MR. MCCORMACK: Right.

QUESTION: I was wondering if that reflects official U.S. position.

MR. MCCORMACK: Yeah, I have no reason to doubt that it does, but let me check with our folks who monitor this stuff on a daily basis. We'll get you an answer; I just haven't -- I hadn't seen that report. So we'll get you an answer.

QUESTION: Okay.

MR. MCCORMACK: Joel.

QUESTION: Sean, on immigration issues, we see most of the activity, especially in Congress yesterday, was associated with everything below the Texas, New Mexico and California borders. But it also involves people from Eastern Europe and Asia.
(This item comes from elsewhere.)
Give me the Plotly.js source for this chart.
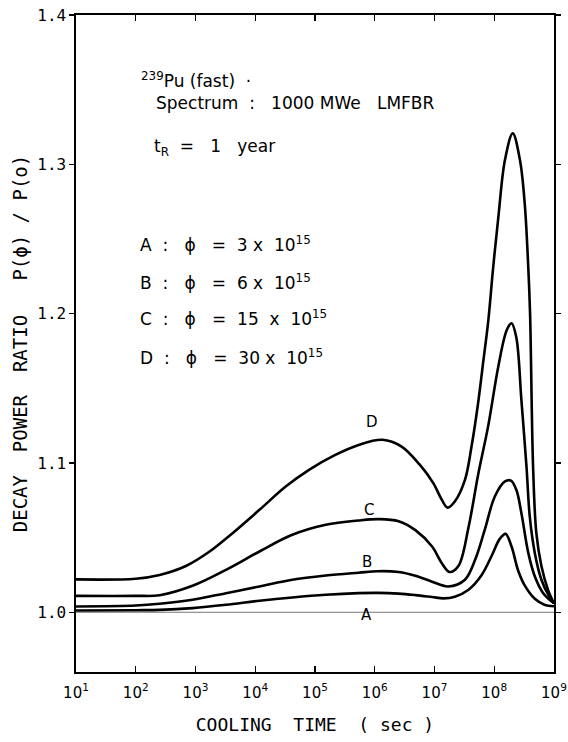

Have you heard from any embassies and are you getting a feel for what people in other locations are saying with respect to some of the visa requirements, if there's going to be a change?

MR. MCCORMACK: Haven't heard anything, Joel. This is a deal that's been worked out with the Senate, and President Bush made very clear our support for this bill that's also going to go through the regular legislative process with the House. I'm not sure that we've actually even gone out to other embassies to talk about it at this point because it's still relatively early in the legislative process and I'm not aware of anybody coming to us asking about it.

Yeah. Yes.

QUESTION: Yes. Do you expect this passing of the draft resolution about the special tribunal of the Hariri assassination?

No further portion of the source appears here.